Fotografia di anonimo, contea di Humboldt, California, USA, 1889. Tre montanari ed un barista sono i soggetti di questa suggestiva fotografia scattata all’interno del Seth Kinman’s Bar, un tipico saloon all’americana, come i tanti che siamo abituati a vedere nei film di produzione statunitense e non. Lo scatto, per quanto di semplice interpretazione, si presta ad una serie di riflessione che vorrei condividere qui con voi.

Il bianco e nero, i volti consumati dalla dura esistenza di frontiera, i trofei di caccia: sono tutti elementi che ci rimandano ad una scena di vita quotidiana nella California del tardo XIX secolo, una terra che a pieno diritto rientrò nella mitologia del Far West americano. Si può e si deve, almeno per un attimo, comprendere cosa davvero fosse a quel tempo quell’angolo di ovest americano.
Nel 1889 la California era da poco entrata nel suo quarto decennio come entità statuale federata degli Stati Uniti (lo era diventata nel 1850). Nella seconda metà del secolo aveva già vissuto trasformazioni radicali. Dopo la corsa all’oro (1848–1855), che aveva attirato migliaia di cercatori e avventurieri, la regione conobbe una rapida urbanizzazione. Si assisté altresì allo sviluppo delle infrastrutture ferroviarie e all’espansione dell’agricoltura così come dell’allevamento.

La contea di Humboldt, affacciata sull’Oceano Pacifico e coperta da vaste foreste di sequoie, si sviluppò principalmente attorno all’industria del legname, della caccia, della pesca e dell’allevamento. Terra di frontiera, appunto, caratterizzata da insediamenti sparsi, comunità isolate e una cultura profondamente intrecciata all’ambiente circostante. A dominare erano uomini spesso armati, autosufficienti, legati all’ideale della conquista e della sopravvivenza, in uno spazio dove la legge dello Stato arrivava solo parzialmente e dove il concetto di giustizia era di labile interpretazione.
I saloon erano i veri centri sociali di quell’America. A differenza delle nostre moderne osterie, il saloon non era solo un luogo dove si beveva. Era il cuore pulsante della comunità maschile, un luogo di incontro, di intrattenimento e di affari. All’interno dei saloon si giocava d’azzardo, si beveva whiskey (spesso di dubbia qualità), si contrattavano battute di caccia, si organizzavano spedizioni e si chiacchierava di politica, banditi, occasioni di lavoro o di investimento. Spesso vi si tenevano anche incontri sindacali o assemblee cittadine.
Il saloon poteva fungere anche da ufficio postale, da banca improvvisata, da hotel, da bordello o da sala da ballo nei momenti più festivi. In alcune aree della California e del Nevada, i saloon erano anche il luogo dove si concludevano accordi minerari o commerciali.

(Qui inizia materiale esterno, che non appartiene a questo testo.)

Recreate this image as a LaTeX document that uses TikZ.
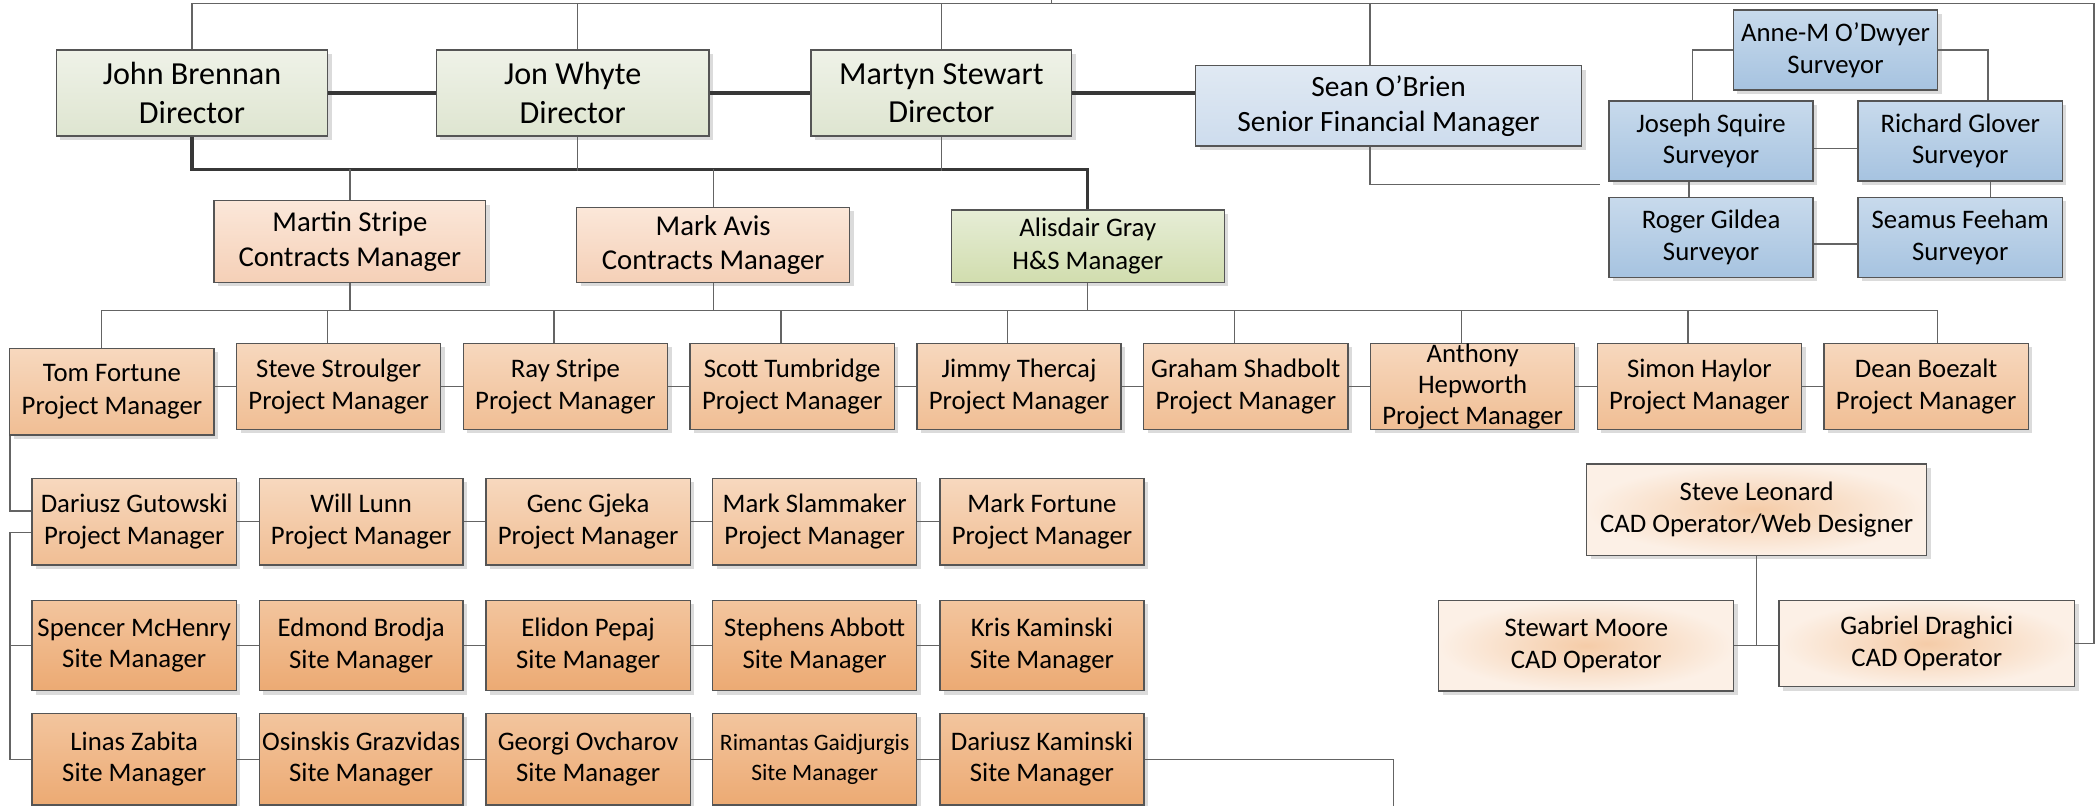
\documentclass[tikz,border=0pt]{standalone}
\usepackage{fontspec}
\setmainfont{Carlito}
\usetikzlibrary{shadows}
\definecolor{dirT}{RGB}{239,242,232}
\definecolor{dirB}{RGB}{222,229,208}
\definecolor{ctrT}{RGB}{251,231,217}
\definecolor{ctrB}{RGB}{245,208,183}
\definecolor{hsT}{RGB}{230,237,214}
\definecolor{hsB}{RGB}{209,221,174}
\definecolor{pmT}{RGB}{247,216,190}
\definecolor{pmB}{RGB}{240,190,148}
\definecolor{smT}{RGB}{243,197,158}
\definecolor{smB}{RGB}{236,170,115}
\definecolor{svT}{RGB}{200,218,236}
\definecolor{svB}{RGB}{166,195,224}
\definecolor{sfT}{RGB}{224,233,243}
\definecolor{sfB}{RGB}{205,220,237}
\definecolor{cadIn}{RGB}{245,204,168}
\definecolor{cadOut}{RGB}{252,240,230}
\definecolor{boxline}{RGB}{85,85,85}
\definecolor{connline}{RGB}{100,100,100}
\definecolor{thickline}{RGB}{55,55,55}
\newcommand\orgbox[7]{\node[#2, minimum width={(#5-#3)*0.5pt}, minimum height={(#6-#4)*0.5pt}] (#1) at ({(#3+#5)/2},{(#4+#6)/2}) {#7};}
\tikzset{
  basebox/.style={draw=boxline, line width=0.5pt, inner sep=0pt, align=center, text=black,
    drop shadow={shadow xshift=1.5pt, shadow yshift=-1.5pt, fill=black!14, opacity=1}},
  dirbox/.style={basebox, top color=dirT, bottom color=dirB, font=\fontsize{12}{14.3}\selectfont},
  sfbox/.style={basebox, top color=sfT, bottom color=sfB, font=\fontsize{11}{13.1}\selectfont},
  svbox/.style={basebox, top color=svT, bottom color=svB, font=\fontsize{10}{11.8}\selectfont},
  ctrbox/.style={basebox, top color=ctrT, bottom color=ctrB, font=\fontsize{10.75}{12.8}\selectfont},
  hsbox/.style={basebox, top color=hsT, bottom color=hsB, font=\fontsize{10}{12.5}\selectfont},
  pmbox/.style={basebox, top color=pmT, bottom color=pmB, font=\fontsize{10}{12.1}\selectfont},
  smbox/.style={basebox, top color=smT, bottom color=smB, font=\fontsize{10}{11.8}\selectfont},
  cadbox/.style={basebox, inner color=cadIn, outer color=cadOut, font=\fontsize{10}{12.1}\selectfont},
  conn/.style={draw=connline, line width=0.5pt},
  thickconn/.style={draw=thickline, line width=1.2pt},
}
\begin{document}
\begin{tikzpicture}[x=0.5pt,y=-0.5pt]
\useasboundingbox (0,0) rectangle (1568,602);
% directors
\orgbox{jb}{dirbox}{42}{37.4}{245}{101.6}{John Brennan\\Director}
\orgbox{jw}{dirbox}{326}{37.4}{530}{101.6}{Jon Whyte\\Director}
\orgbox{ms}{dirbox}{606}{37.4}{801}{101.6}{Martyn Stewart\\Director}
\orgbox{so}{sfbox}{893.5}{49}{1182}{109}{Sean O’Brien\\Senior Financial Manager}
% surveyors
\orgbox{am}{svbox}{1295.5}{7.5}{1448.2}{67.3}{Anne-M O’Dwyer\\Surveyor}
\orgbox{js}{svbox}{1202.6}{75.5}{1355}{135.3}{Joseph Squire\\Surveyor}
\orgbox{rgl}{svbox}{1388.7}{75.5}{1541.4}{135.3}{Richard Glover\\Surveyor}
\orgbox{rgi}{svbox}{1202.6}{147.5}{1355}{207.3}{Roger Gildea\\Surveyor}
\orgbox{sf}{svbox}{1388.7}{147.5}{1541.4}{207.3}{Seamus Feeham\\Surveyor}
% contracts
\orgbox{mst}{ctrbox}{160}{150}{363}{211}{Martin Stripe\\Contracts Manager}
\orgbox{mav}{ctrbox}{431}{155}{635}{211}{Mark Avis\\Contracts Manager}
\orgbox{ag}{hsbox}{711}{157}{915}{211}{Alisdair Gray\\H\&S Manager}
% project managers row
\orgbox{tf}{pmbox}{7.3}{260.4}{160}{325.1}{Tom Fortune\\Project Manager}
\orgbox{ss}{pmbox}{176.8}{256.6}{329.4}{320.9}{Steve Stroulger\\Project Manager}
\orgbox{rs}{pmbox}{346.3}{256.6}{498.9}{320.9}{Ray Stripe\\Project Manager}
\orgbox{st}{pmbox}{515.8}{256.6}{668.4}{320.9}{Scott Tumbridge\\Project Manager}
\orgbox{jt}{pmbox}{685.3}{256.6}{837.9}{320.9}{Jimmy Thercaj\\Project Manager}
\orgbox{gs}{pmbox}{854.8}{256.6}{1007.4}{320.9}{Graham Shadbolt\\Project Manager}
\orgbox{ah}{pmbox}{1024.3}{256.6}{1176.9}{320.9}{}
\node[font=\fontsize{10}{11.65}\selectfont, align=center, inner sep=0pt] (aht) at (ah.center) {Anthony\\Hepworth\\Project Manager};
\orgbox{sh}{pmbox}{1193.8}{256.6}{1346.4}{320.9}{Simon Haylor\\Project Manager}
\orgbox{db}{pmbox}{1363.3}{256.6}{1515.9}{320.9}{Dean Boezalt\\Project Manager}
% row A
\orgbox{dg}{pmbox}{24}{357.5}{176.7}{422.3}{Dariusz Gutowski\\Project Manager}
\orgbox{wl}{pmbox}{193.9}{357.5}{346}{422.3}{Will Lunn\\Project Manager}
\orgbox{gg}{pmbox}{363.2}{357.5}{515.9}{422.3}{Genc Gjeka\\Project Manager}
\orgbox{msl}{pmbox}{532.5}{357.5}{685.2}{422.3}{Mark Slammaker\\Project Manager}
\orgbox{mf}{pmbox}{702.4}{357.5}{855.1}{422.3}{Mark Fortune\\Project Manager}
% row B
\orgbox{smh}{smbox}{24}{448.7}{176.7}{516.2}{Spencer McHenry\\Site Manager}
\orgbox{eb}{smbox}{193.9}{448.7}{346}{516.2}{Edmond Brodja\\Site Manager}
\orgbox{ep}{smbox}{363.2}{448.7}{515.9}{516.2}{Elidon Pepaj\\Site Manager}
\orgbox{sa}{smbox}{532.5}{448.7}{685.2}{516.2}{Stephens Abbott\\Site Manager}
\orgbox{kk}{smbox}{702.4}{448.7}{855.1}{516.2}{Kris Kaminski\\Site Manager}
% row C
\orgbox{lz}{smbox}{24}{533.1}{176.7}{601.7}{Linas Zabita\\Site Manager}
\orgbox{og}{smbox}{193.9}{533.1}{346}{601.7}{Osinskis Grazvidas\\Site Manager}
\orgbox{gov}{smbox}{363.2}{533.1}{515.9}{601.7}{Georgi Ovcharov\\Site Manager}
\orgbox{rga}{smbox, font=\fontsize{8.8}{11.3}\selectfont}{532.5}{533.1}{685.2}{601.7}{Rimantas Gaidjurgis\\Site Manager}
\orgbox{dk}{smbox}{702.4}{533.1}{855.1}{601.7}{Dariusz Kaminski\\Site Manager}
% CAD group
\orgbox{sl}{cadbox}{1185.8}{346.8}{1440}{415}{Steve Leonard\\CAD Operator/Web Designer}
\orgbox{stm}{cadbox}{1075.3}{448.7}{1295.8}{516.4}{Stewart Moore\\CAD Operator}
\orgbox{gd}{cadbox}{1329.6}{448.7}{1550.5}{513.2}{Gabriel Draghici\\CAD Operator}
% coordinates
\coordinate (tr) at (1565,2.5);
\coordinate (tick) at (786,0);
\coordinate (bus1) at (0,126.5);
\coordinate (pmbus) at (0,232);
\coordinate (sx) at (1024,0);
\coordinate (sfend) at (1196,138);
\coordinate (dkend) at (1041.5,602);
% top connectors
\draw[conn] (jb.north) |- (tr) |- (gd.east);
\draw[conn] (tick) -- (tick |- tr);
\draw[conn] ([xshift=1.75pt]jw.north) -- ([xshift=1.75pt]jw.north |- tr);
\draw[conn] (ms.north) -- (ms.north |- tr);
\draw[conn] (sx |- so.north) -- (sx |- tr);
\draw[conn] (sx |- so.south) |- (sfend);
% thick director links
\draw[thickconn] (jb.east) -- (jw.west);
\draw[thickconn] (jw.east) -- (ms.west);
\draw[thickconn] (ms.east) -- (ms.east -| so.west);
\draw[thickconn] (jb.south) |- (bus1 -| ag.north) -- (ag.north);
\draw[conn] ([xshift=1.75pt]jw.south) -- ([xshift=1.75pt,yshift=-0.6pt]jw.south |- bus1);
\draw[conn] (ms.south) -- ([yshift=-0.6pt]ms.south |- bus1);
\draw[conn] (mst.north) -- (mst.north |- bus1);
\draw[conn] (mav.north) -- (mav.north |- bus1);
% surveyors
\draw[conn] (am.west) -| ([xshift=-7pt]js.north);
\draw[conn] (am.east) -| ([xshift=10.4pt]rgl.north);
\draw[conn] ([yshift=-2.8pt]js.east) -- ([yshift=-2.8pt]rgl.west);
\draw[conn] ([yshift=-2.5pt]rgi.east) -- ([yshift=-2.5pt]sf.west);
\draw[conn] ([xshift=-8.3pt]js.south) -- ([xshift=-8.3pt]rgi.north);
\draw[conn] ([xshift=11.4pt]rgl.south) -- ([xshift=11.4pt]sf.north);
% PM bus
\draw[conn] (mst.south) -- (mst.south |- pmbus);
\draw[conn] (mav.south) -- (mav.south |- pmbus);
\draw[conn] (ag.south) -- (ag.south |- pmbus);
\draw[conn] ([xshift=-3.8pt]tf.north |- pmbus) -- ([xshift=4.3pt]db.north |- pmbus);
\draw[conn] ([xshift=-3.8pt]tf.north) -- ([xshift=-3.8pt]tf.north |- pmbus);
\foreach \n in {ss,rs,st,jt,gs,ah,sh}{
  \draw[conn] ([xshift=-4.25pt]\n.north) -- ([xshift=-4.25pt]\n.north |- pmbus);
}
\draw[conn] ([xshift=4.3pt]db.north) -- ([xshift=4.3pt]db.north |- pmbus);
\draw[conn] (tf.east |- ss.west) -- (ss.west);
\draw[conn] (ss.east) -- (rs.west);
\draw[conn] (rs.east) -- (st.west);
\draw[conn] (st.east) -- (jt.west);
\draw[conn] (jt.east) -- (gs.west);
\draw[conn] (gs.east) -- (ah.west);
\draw[conn] (ah.east) -- (sh.west);
\draw[conn] (sh.east) -- (db.west);
% Tom to lower rows
\draw[conn] ([xshift=0.35pt]tf.south west) |- ([yshift=4pt]dg.west);
\draw[conn] ([yshift=-4pt]dg.west) -| ([xshift=0.35pt]lz.west -| tf.south west) -- (lz.west);
\draw[conn] ([xshift=0.35pt]smh.west -| tf.south west) -- (smh.west);
% row links
\draw[conn] (dg.east) -- (wl.west);
\draw[conn] (wl.east) -- (gg.west);
\draw[conn] (gg.east) -- (msl.west);
\draw[conn] (msl.east) -- (mf.west);
\draw[conn] (smh.east) -- (eb.west);
\draw[conn] (eb.east) -- (ep.west);
\draw[conn] (ep.east) -- (sa.west);
\draw[conn] (sa.east) -- (kk.west);
\draw[conn] (lz.east) -- (og.west);
\draw[conn] (og.east) -- (gov.west);
\draw[conn] (gov.east) -- (rga.west);
\draw[conn] (rga.east) -- (dk.west);
\draw[conn] (dk.east) -| (dkend);
% CAD group
\draw[conn] (sl.south) -- (sl.south |- stm.east);
\draw[conn] (stm.east) -- (stm.east -| gd.west);
\end{tikzpicture}
\end{document}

La fotografia ci offre il pretesto per dire questo, e molto altro ancora. Lo scatto è densissimo di elementi visivi. I quattro uomini posano in modo studiato, a metà tra il ritratto e la messa in scena. I loro abiti (cappelli a larga tesa, giacche pesanti, stivali da lavoro) rimandano immediatamente alla figura del montanaro: l’uomo dei boschi, abile cacciatore e conoscitore della natura selvaggia.
Gli oggetti che rientrano nel campo semantico della caccia sono ovunque. Pelli d’orso, corna di cervo, teschi, animali impagliati. La parete del Seth Kinman’s Bar è tappezzata di fucili, strumenti da caccia e fotografie, diventa un museo spontaneo del mondo selvaggio. Le bottiglie di liquore e gli orologi da parete completano il quadro di un luogo dove si mescolano tempo libero, brutalità, ritualità e memoria collettiva. Il selvaggio west in una foto, verrebbe da dire, anche se di selvaggio restava davvero poco in quell’ultimo scorcio ottocentesco.